*GIVEN DATA:*
-=-=-=-=-

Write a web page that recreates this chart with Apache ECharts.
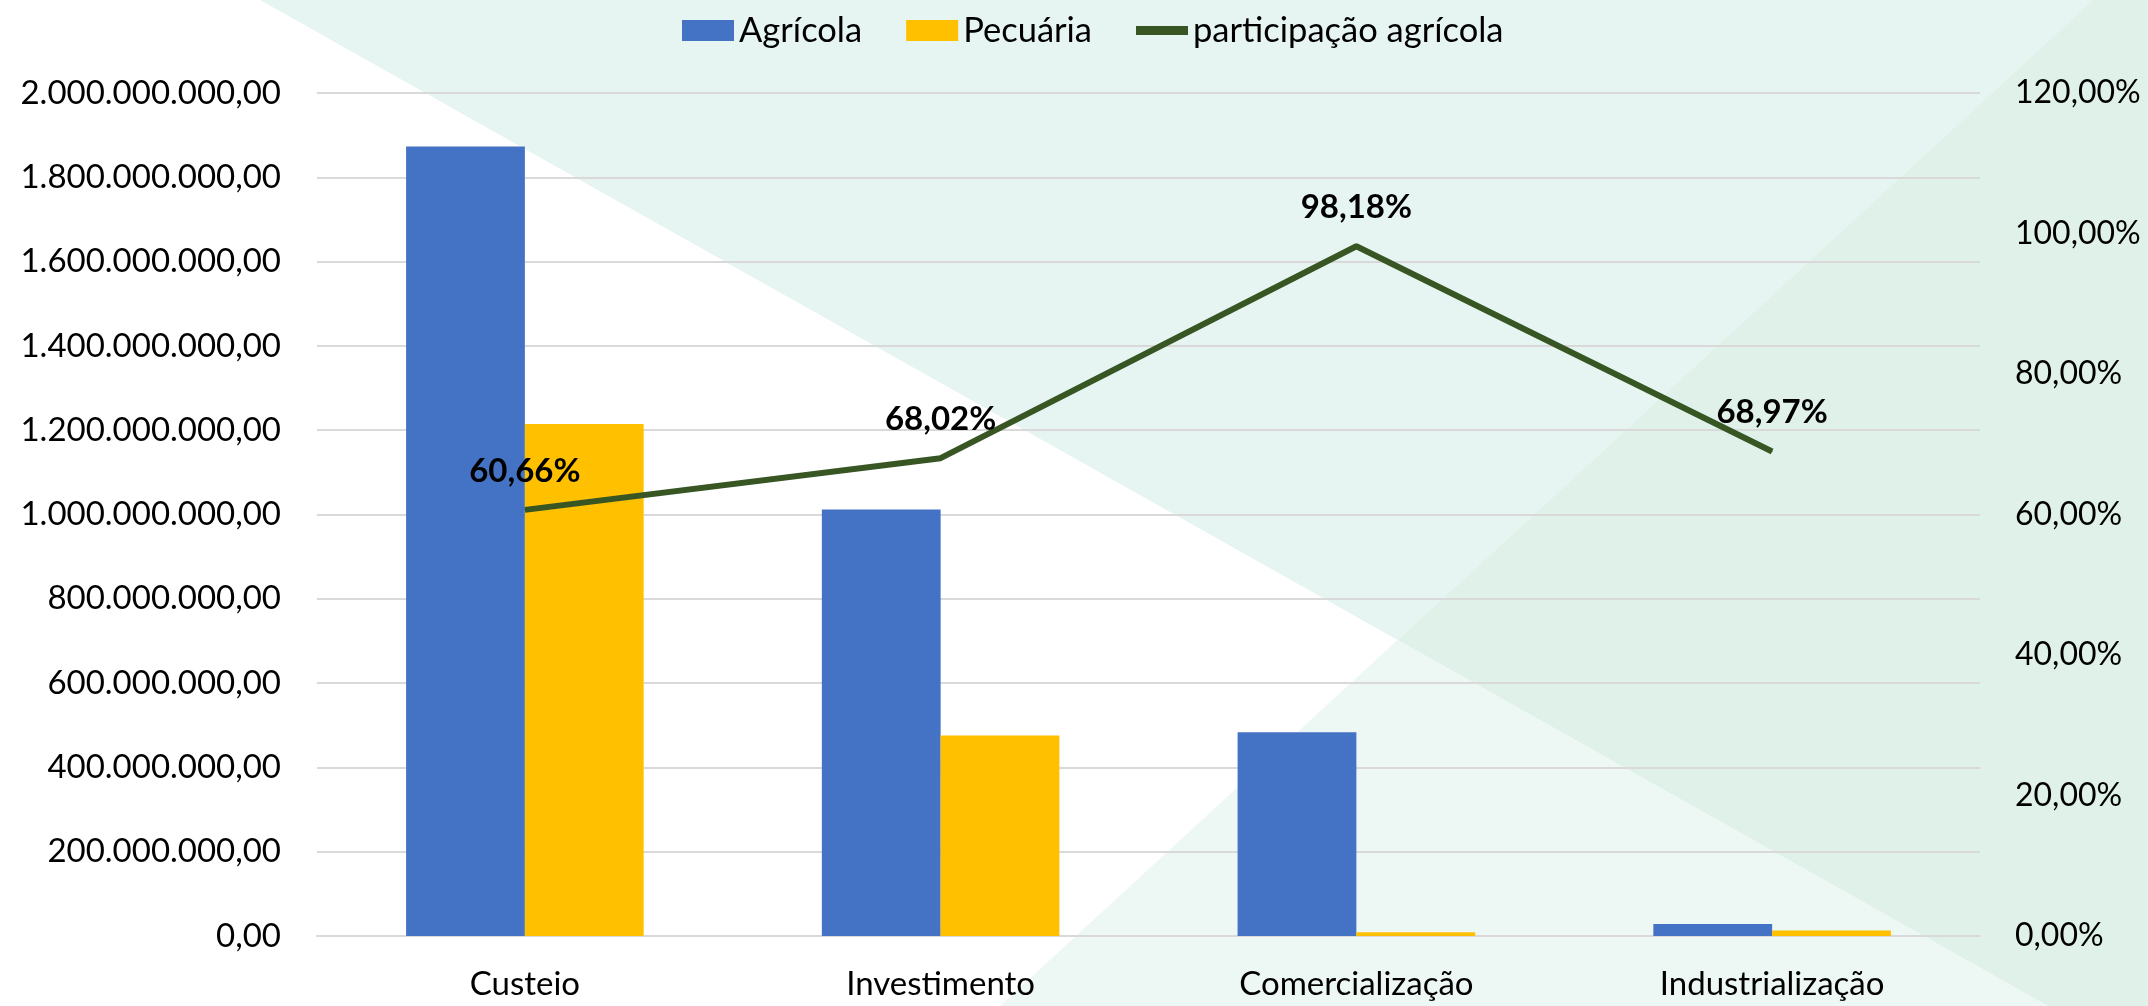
<!DOCTYPE html>
<html>
<head>
<meta charset="utf-8">
<script src="https://cdn.jsdelivr.net/npm/echarts@6/dist/echarts.min.js"></script>
<style>
  html, body { margin: 0; padding: 0; background: #ffffff; }
  #chart { width: 2148px; height: 1006px; }
</style>
</head>
<body>
<div id="chart"></div>
<script>
// ---- data ----
const categories = ['Custeio', 'Investimento', 'Comercialização', 'Industrialização'];
const agricola = [1873000000, 1012000000, 483500000, 28500000];
const pecuaria = [1214700000, 475800000, 9000000, 12800000];
const participacao = [0.6066, 0.6802, 0.9818, 0.6897];
const seriesNames = ['Agrícola', 'Pecuária', 'participação agrícola'];

// ---- formatting helpers ----
function fmtBRL(v) {
  const s = Math.round(v).toString().replace(/\B(?=(\d{3})+(?!\d))/g, '.');
  return s + ',00';
}
function fmtPct(v) {
  return (v * 100).toFixed(2).replace('.', ',') + '%';
}

const FONT = 'Lato';
const W = 2148, H = 1006;

const chart = echarts.init(document.getElementById('chart'), null, { renderer: 'canvas' });

// decorative background shapes
const ix = 1397.6, iy = 640;
const bg = [
  { type: 'polygon', z: -10, silent: true,
    shape: { points: [[260, 0], [2093, 0], [ix, iy]] },
    style: { fill: '#e7f5f2' } },
  { type: 'polygon', z: -10, silent: true,
    shape: { points: [[2093, 0], [W, 0], [W, H], [2048, H], [ix, iy]] },
    style: { fill: '#dff1e9' } },
  { type: 'polygon', z: -10, silent: true,
    shape: { points: [[ix, iy], [2048, H], [1000, H]] },
    style: { fill: '#edf7f4' } }
];

const option = {
  backgroundColor: '#ffffff',
  animation: false,
  graphic: { elements: bg },
  legend: {
    top: 8,
    left: 677,
    itemGap: 44,
    itemWidth: 52,
    itemHeight: 21,
    textStyle: { fontFamily: FONT, fontSize: 34.5, color: '#000' },
    data: [
      { name: seriesNames[0], icon: 'rect' },
      { name: seriesNames[1], icon: 'rect' },
      { name: seriesNames[2], icon: 'path://M0,0H40V7H0Z', itemStyle: { color: '#375623' } }
    ]
  },
  grid: { left: 317, right: 168, top: 93, bottom: 70, containLabel: false },
  xAxis: {
    type: 'category',
    data: categories,
    axisTick: { show: false },
    axisLine: { show: true, lineStyle: { color: '#d9d9d9', width: 2 } },
    axisLabel: { fontFamily: FONT, fontSize: 33, color: '#000', margin: 32 }
  },
  yAxis: [
    {
      type: 'value', min: 0, max: 2000000000, interval: 200000000,
      axisLine: { show: false }, axisTick: { show: false },
      splitLine: { lineStyle: { color: '#d9d9d9', width: 2 } },
      axisLabel: { fontFamily: FONT, fontSize: 33, color: '#000', margin: 36, formatter: fmtBRL }
    },
    {
      type: 'value', min: 0, max: 1.2, interval: 0.2,
      axisLine: { show: false }, axisTick: { show: false },
      splitLine: { show: false },
      axisLabel: { fontFamily: FONT, fontSize: 32, color: '#000', margin: 35, formatter: fmtPct }
    }
  ],
  series: [
    {
      name: seriesNames[0], type: 'bar', data: agricola,
      barGap: '0%', barCategoryGap: '42.86%',
      itemStyle: { color: '#4472c4' }
    },
    {
      name: seriesNames[1], type: 'bar', data: pecuaria,
      barGap: '0%', barCategoryGap: '42.86%',
      itemStyle: { color: '#ffc000' }
    },
    {
      name: seriesNames[2], type: 'line', yAxisIndex: 1, data: participacao,
      symbol: 'circle', symbolSize: 1, showSymbol: true,
      lineStyle: { color: '#375623', width: 6 },
      itemStyle: { color: '#375623' },
      z: 5,
      label: {
        show: true, position: 'top', distance: 22,
        fontFamily: FONT, fontSize: 33, fontWeight: 'bold', color: '#000',
        formatter: p => fmtPct(p.value)
      }
    }
  ]
};
chart.setOption(option);
</script>
</body>
</html>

-=-=-=-=-

*INSTRUCTION:* Restate the whole listing above exactly, except for its images.

*WRITTEN SOLUTION:*
Write a web page that recreates this chart with Apache ECharts.
<!DOCTYPE html>
<html>
<head>
<meta charset="utf-8">
<script src="https://cdn.jsdelivr.net/npm/echarts@6/dist/echarts.min.js"></script>
<style>
  html, body { margin: 0; padding: 0; background: #ffffff; }
  #chart { width: 2148px; height: 1006px; }
</style>
</head>
<body>
<div id="chart"></div>
<script>
// ---- data ----
const categories = ['Custeio', 'Investimento', 'Comercialização', 'Industrialização'];
const agricola = [1873000000, 1012000000, 483500000, 28500000];
const pecuaria = [1214700000, 475800000, 9000000, 12800000];
const participacao = [0.6066, 0.6802, 0.9818, 0.6897];
const seriesNames = ['Agrícola', 'Pecuária', 'participação agrícola'];

// ---- formatting helpers ----
function fmtBRL(v) {
  const s = Math.round(v).toString().replace(/\B(?=(\d{3})+(?!\d))/g, '.');
  return s + ',00';
}
function fmtPct(v) {
  return (v * 100).toFixed(2).replace('.', ',') + '%';
}

const FONT = 'Lato';
const W = 2148, H = 1006;

const chart = echarts.init(document.getElementById('chart'), null, { renderer: 'canvas' });

// decorative background shapes
const ix = 1397.6, iy = 640;
const bg = [
  { type: 'polygon', z: -10, silent: true,
    shape: { points: [[260, 0], [2093, 0], [ix, iy]] },
    style: { fill: '#e7f5f2' } },
  { type: 'polygon', z: -10, silent: true,
    shape: { points: [[2093, 0], [W, 0], [W, H], [2048, H], [ix, iy]] },
    style: { fill: '#dff1e9' } },
  { type: 'polygon', z: -10, silent: true,
    shape: { points: [[ix, iy], [2048, H], [1000, H]] },
    style: { fill: '#edf7f4' } }
];

const option = {
  backgroundColor: '#ffffff',
  animation: false,
  graphic: { elements: bg },
  legend: {
    top: 8,
    left: 677,
    itemGap: 44,
    itemWidth: 52,
    itemHeight: 21,
    textStyle: { fontFamily: FONT, fontSize: 34.5, color: '#000' },
    data: [
      { name: seriesNames[0], icon: 'rect' },
      { name: seriesNames[1], icon: 'rect' },
      { name: seriesNames[2], icon: 'path://M0,0H40V7H0Z', itemStyle: { color: '#375623' } }
    ]
  },
  grid: { left: 317, right: 168, top: 93, bottom: 70, containLabel: false },
  xAxis: {
    type: 'category',
    data: categories,
    axisTick: { show: false },
    axisLine: { show: true, lineStyle: { color: '#d9d9d9', width: 2 } },
    axisLabel: { fontFamily: FONT, fontSize: 33, color: '#000', margin: 32 }
  },
  yAxis: [
    {
      type: 'value', min: 0, max: 2000000000, interval: 200000000,
      axisLine: { show: false }, axisTick: { show: false },
      splitLine: { lineStyle: { color: '#d9d9d9', width: 2 } },
      axisLabel: { fontFamily: FONT, fontSize: 33, color: '#000', margin: 36, formatter: fmtBRL }
    },
    {
      type: 'value', min: 0, max: 1.2, interval: 0.2,
      axisLine: { show: false }, axisTick: { show: false },
      splitLine: { show: false },
      axisLabel: { fontFamily: FONT, fontSize: 32, color: '#000', margin: 35, formatter: fmtPct }
    }
  ],
  series: [
    {
      name: seriesNames[0], type: 'bar', data: agricola,
      barGap: '0%', barCategoryGap: '42.86%',
      itemStyle: { color: '#4472c4' }
    },
    {
      name: seriesNames[1], type: 'bar', data: pecuaria,
      barGap: '0%', barCategoryGap: '42.86%',
      itemStyle: { color: '#ffc000' }
    },
    {
      name: seriesNames[2], type: 'line', yAxisIndex: 1, data: participacao,
      symbol: 'circle', symbolSize: 1, showSymbol: true,
      lineStyle: { color: '#375623', width: 6 },
      itemStyle: { color: '#375623' },
      z: 5,
      label: {
        show: true, position: 'top', distance: 22,
        fontFamily: FONT, fontSize: 33, fontWeight: 'bold', color: '#000',
        formatter: p => fmtPct(p.value)
      }
    }
  ]
};
chart.setOption(option);
</script>
</body>
</html>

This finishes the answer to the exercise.